CAESIUM
CAESIUM is responsible for making sure scheduled events occur. It performs a similar job to cron on a Unix system, except that its job is made somewhat more complex in a distributed environment; the job must run on exactly one node when it is due. Not zero nodes (even though any number of nodes may be offline), and not more than one nodes (even though the cluster may be partitioned due to a network failure), in spite of the fact that it is impossible to tell, from any given node, if unreachable nodes are unreachable due to node failure or due to a network partition...
As such, there will be situations in which CAESIUM cannot be sure if it should invoke a periodic handler or not. If half of the nodes in the cluster are unreachable, are they down (in which case we should run the handler somewhere within the visible cluster) or are they just partitioned off (in which case, do we run the handler, or do we hope that somebody on the other side of the partition runs the handler?).
These cases vary if the handler is bound to a specific set of nodes, as well. But we also have a special CAESIUM property of a handler stored in its metadata, deciding if in the event of disturbing network conditions, it is better to risk running the handler more than once, or risk not running it at all.

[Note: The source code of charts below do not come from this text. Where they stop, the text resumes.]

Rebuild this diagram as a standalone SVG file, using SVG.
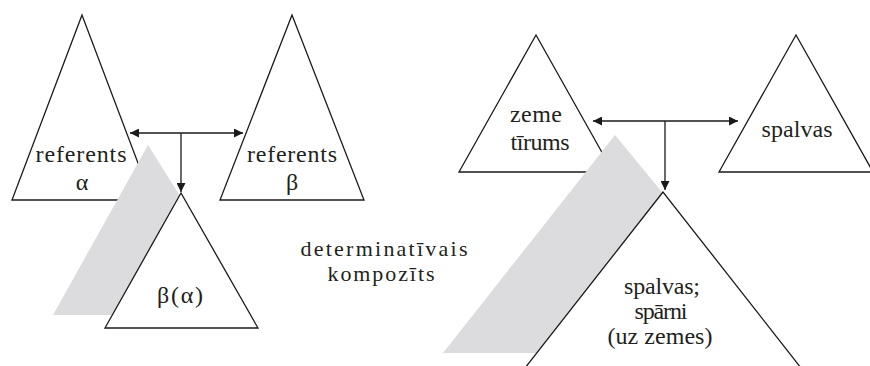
<svg xmlns="http://www.w3.org/2000/svg" width="870" height="366" viewBox="0 0 870 366">
<defs>
<style>
.tri{fill:#fff;stroke:#1a1a1a;stroke-width:1.3}
.shade{fill:#dcdcde;stroke:none}
.lbl{font-family:'Liberation Serif','Times New Roman',serif;font-size:24px;fill:#231f20;text-anchor:middle}
.sm{font-size:22px}
.con{stroke:#1a1a1a;stroke-width:1.3;fill:none}
</style>
<marker id="ah" viewBox="0 0 10 10" refX="10" refY="5" markerWidth="9" markerHeight="9" markerUnits="userSpaceOnUse" orient="auto-start-reverse">
<path d="M0,0 L10,5 L0,10 z" fill="#1a1a1a"/>
</marker>
</defs>
<rect width="870" height="366" fill="#fff"/>
<g id="refA">
<polygon class="tri" points="82,15 12,200 152,200"/>
<text class="lbl" x="81" y="162" textLength="91" lengthAdjust="spacing">referents</text>
<text class="lbl" x="82" y="190">α</text>
</g>
<g id="refB">
<polygon class="tri" points="292,15 220,200 364,200"/>
<text class="lbl" x="292" y="162" textLength="90" lengthAdjust="spacing">referents</text>
<text class="lbl" x="292" y="190">β</text>
</g>
<g id="zeme">
<polygon class="tri" points="536,35 459,172 613,172"/>
<text class="lbl" x="536" y="122" textLength="52" lengthAdjust="spacing">zeme</text>
<text class="lbl" x="540" y="150" textLength="59" lengthAdjust="spacing">tīrums</text>
</g>
<g id="spalvas">
<polygon class="tri" points="796,35 719,172 873,172"/>
<text class="lbl" x="797" y="137" textLength="71" lengthAdjust="spacing">spalvas</text>
</g>
<g id="shade1">
<polygon class="shade" points="148,145 180,196 140,315 53,315"/>
</g>
<g id="shade2">
<polygon class="shade" points="615,135 666,197 560,353 443,353"/>
</g>
<g id="compound1">
<polygon class="tri" points="181,193 105,328 258,328"/>
<text class="lbl" x="180" y="303" textLength="46" lengthAdjust="spacing">β(α)</text>
</g>
<g id="compound2">
<polygon class="tri" points="663,192 514,382 812,382"/>
<text class="lbl" x="662" y="294" textLength="76" lengthAdjust="spacing">spalvas;</text>
<text class="lbl" x="661" y="319" textLength="53" lengthAdjust="spacing">spārni</text>
<text class="lbl" x="660" y="344" textLength="105" lengthAdjust="spacing">(uz zemes)</text>
</g>
<g id="label">
<text class="lbl sm" x="384" y="256" textLength="167" lengthAdjust="spacing">determinatīvais</text>
<text class="lbl sm" x="381" y="281" textLength="107" lengthAdjust="spacing">kompozīts</text>
</g>
<g id="connectors">
<line class="con" x1="130" y1="133" x2="243" y2="133" marker-start="url(#ah)" marker-end="url(#ah)"/>
<line class="con" x1="181" y1="133" x2="181" y2="192" marker-end="url(#ah)"/>
<line class="con" x1="593" y1="121" x2="738" y2="121" marker-start="url(#ah)" marker-end="url(#ah)"/>
<line class="con" x1="665" y1="121" x2="665" y2="190" marker-end="url(#ah)"/>
</g>
</svg>
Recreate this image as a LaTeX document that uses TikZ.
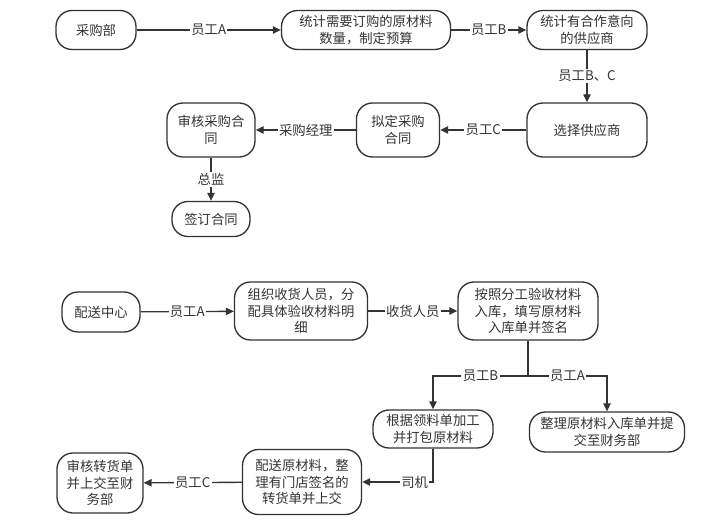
\documentclass[tikz,border=0pt]{standalone}
\usepackage{fontspec}
\setmainfont{Noto Sans CJK SC}
\usetikzlibrary{arrows.meta}
\definecolor{ink}{HTML}{333333}
\begin{document}
\begin{tikzpicture}[x=0.75pt,y=-0.75pt,
  box/.style={draw=ink, line width=1pt, rounded corners=12pt, align=center, inner sep=0pt,
    font=\fontsize{10}{12.2}\selectfont, text=ink},
  sz/.style 2 args={minimum width=#1*0.75pt, minimum height=#2*0.75pt},
  lbl/.style={fill=white, inner sep=1pt, font=\fontsize{10}{12}\selectfont, text=ink},
  ln/.style={draw=ink, line width=1pt},
  arr/.style={ln, -{Triangle[length=6pt,width=5.5pt]}}]
\useasboundingbox (0,0) rectangle (713,520);
% top section
\node[box, sz={80}{39}] (cgb) at (96,30) {采购部};
\node[box, sz={169}{39}] (tj) at (366,30) {统计需要订购的原材料\\数量，制定预算};
\node[box, sz={120}{39}] (gys) at (587,30) {统计有合作意向\\的供应商};
\node[box, sz={120}{54}] (xz) at (587,130) {选择供应商};
\node[box, sz={83}{54}] (nd) at (398,130) {拟定采购\\合同};
\node[box, sz={88}{54}] (sh) at (211,130) {审核采购合\\同};
\node[box, sz={78}{35}] (qd) at (211,219) {签订合同};
\draw[arr] (cgb) -- node[lbl]{员工A} (tj);
\draw[arr] (tj) -- node[lbl]{员工B} (gys);
\draw[arr] (gys) -- node[lbl]{员工B、C} (xz);
\draw[arr] (xz) -- node[lbl]{员工C} (nd);
\draw[arr] (nd) -- node[lbl]{采购经理} (sh);
\draw[arr] (sh) -- node[lbl]{总监} (qd);
% bottom section
\node[box, sz={78}{40}] (ps) at (101,312) {配送中心};
\node[box, sz={133}{58}] (zz) at (301,311) {组织收货人员，分\\配具体验收材料明\\细};
\node[box, sz={140}{58}] (az) at (528,311) {按照分工验收材料\\入库，填写原材料\\入库单并签名};
\node[box, sz={120}{38}] (gj) at (433,429) {根据领料单加工\\并打包原材料};
\node[box, sz={155}{40}] (zl) at (607,432) {整理原材料入库单并提\\交至财务部};
\node[box, sz={119}{65}] (pys) at (302,482) {配送原材料，整\\理有门店签名的\\转货单并上交};
\node[box, sz={86}{60}] (shz) at (100,483) {审核转货单\\并上交至财\\务部};
\coordinate (sp) at (528,376);
\draw[arr] (ps) -- node[lbl]{员工A} (zz);
\draw[arr] (zz) -- node[lbl]{收货人员} (az);
\draw[ln] (az) -- (sp);
\draw[arr] (sp) -| node[lbl, pos=0.25]{员工B} (gj);
\draw[arr] (sp) -| node[lbl, pos=0.25]{员工A} (zl);
\draw[arr] (gj) |- node[lbl, pos=0.63]{司机} (pys);
\draw[arr] (pys) -- node[lbl]{员工C} (shz);
\end{tikzpicture}
\end{document}
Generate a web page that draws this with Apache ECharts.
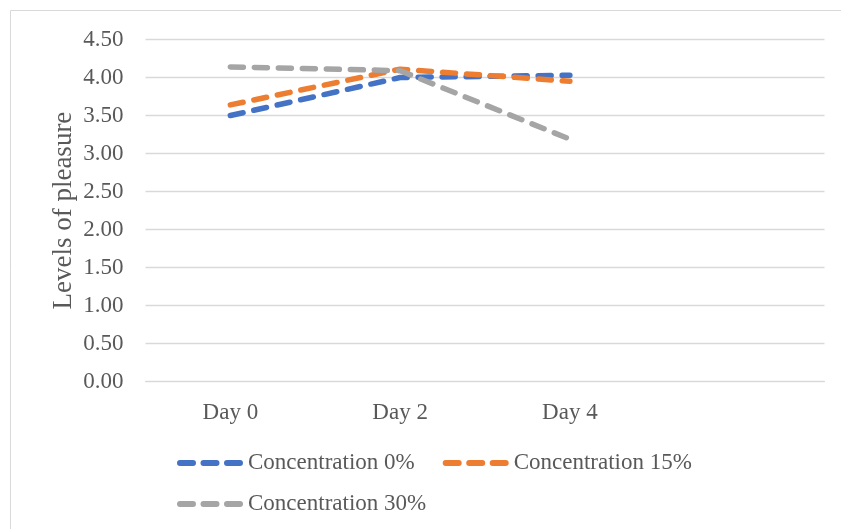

So the general algorithm I propose is this:
On every node, CAESIUM listens to node liveness notifications from WOLFRAM and keeps track of the node with the highest CAESIUM priority that is reachable for each volume. The priority is by default computed from the available CPU/RAM capacity of the node, but can be administratively overridden; in the event of more than one node having the same priority, the node ID is used as a tie breaker. So every partition of every volume in the cluster has a single distinct CAESIUM master, and every node in the partition knows who it is except when partition membership changes are being computed.
The CAESIUM master is responsible for examining the index of all CAESIUM handlers in the volume and deciding when one is eligible for invocation, by considering the schedule and comparing it to the cluster-wide synchronised time available from WOLFRAM. When a handler becomes eligible, it has to decide whether to invoke it.
It obtains the list of reachable nodes that carry the volume, and if the handler is bound to a specific set of nodes, filters the list to only include those eligible to run the handler. It then considers the size of that list, compared to the list of nodes that could in principle execute it if they were all reachable: which is the list of nodes that carry the volume, filtered by any node-binding specified for the handler.
If more than half of the nodes are reachable, then we have a quorum, and can certainly ask LITHIUM to invoke the handler for us (which will automatically result in an eligible node being chosen).
If not, we have to consult the handler metadata once more to see if it is an "err on the side of running too many times" or "err on the side of running too few times" handler. If we are asked to err on the side of running it too many times, we try and run it. Otherwise, we don't, and hope that we are in a partition with a quorum on the other side which WILL run it.